Carry trades have been immensely profitable for banks and other investors by borrowing at low short-term rates and putting money into longer-dated investments like mortgage securities.

Some economists are not as worried about the direct impact of rising interest rates on banks' enormous mortgage holdings as about the ripple effect on banks if rising interest costs crimp the ability of homeowners to keep up on their mortgages.

They are concerned that the default level for adjustable rate-mortgages, which have exploded in popularity over the past few years, would jump with swiftly rising interest rates.

In the worst-case scenario, if enough mortgages go bad due to a housing slowdown, they could destabilize the banking system and the rest of the economy, according to Paul Kasriel, chief economist at The Northern Trust Co. in Chicago.

"If something goes wrong in the housing market, something could go wrong in the banking system," Kasriel said.

Although the OCC does not envision an imminent emergency for the banking system on rising rates, it signaled banks to monitor their mortgage holdings, which are at historically high levels.

"This is not indicative of a larger systemic risk," said Kathryn Dick, OCC's Deputy Comptroller for Risk Evaluation. "It's pro-active supervision," she said of OCC's bulletin to banks dated July 1.


During the past four years, the U.S. banking industry has thrived through its exponential growth in the mortgage sector, fueled by rock-bottom interest rates and the housing boom.

Banks have lent trillions to consumers to buy homes and to refinance their higher-rate mortgages, and engaged in carry trades locking in solid returns of 4 percent to 5 percent on their mortgage investments.
U.S. commercial banks held $2.3 trillion in mortgages at the end of the first quarter, or 24 percent of all mortgage debt outstanding, according to the latest Federal Reserve data.

The volume of mortgage-related assets in the banking system grew to 27 percent of total assets at the end of 2003 from 10 percent of total assets in 1987, the OCC said.

When interest rates rise, values of mortgage loans and securities held by banks decline because of longer maturities and a slowdown in mortgage refinancing.

Consequently, these mortgage assets will not bring in enough cash flow because there is not enough money to pay back the loans banks took out to buy these assets.

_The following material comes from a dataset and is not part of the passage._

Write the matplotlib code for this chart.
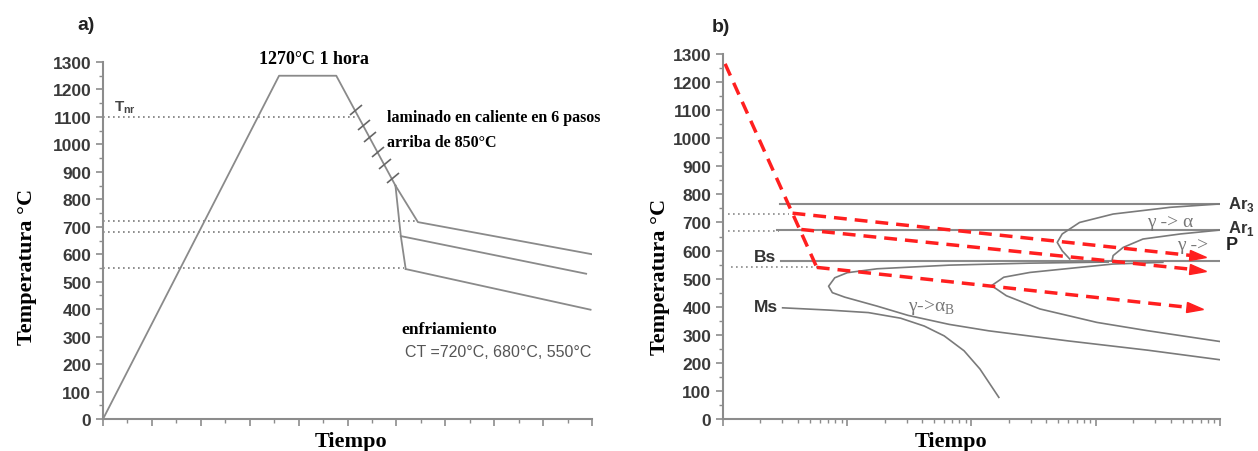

The OCC said banks may actually get a brief lift in earnings in response to the Fed raising short-term U.S. rates, but higher rates will eventually erode the long-term values and economic values of mortgage assets.

"Just because earnings rise over the near term does not mean there isn't an interest rate risk problem," OCC's Dick said in a statement at the time of the bulletin.

The OCC rang a pre-emptive warning so banks could avoid the squeeze caused by the prior rate increase cycle in 1994 by the Federal Reserve, according to OCC's Dick.

At the moment, most analysts and Fed Chairman Alan Greenspan say the mortgage market has adjusted for the recent rate rise and the extended duration of mortgage assets, or their price sensitivity to rate changes.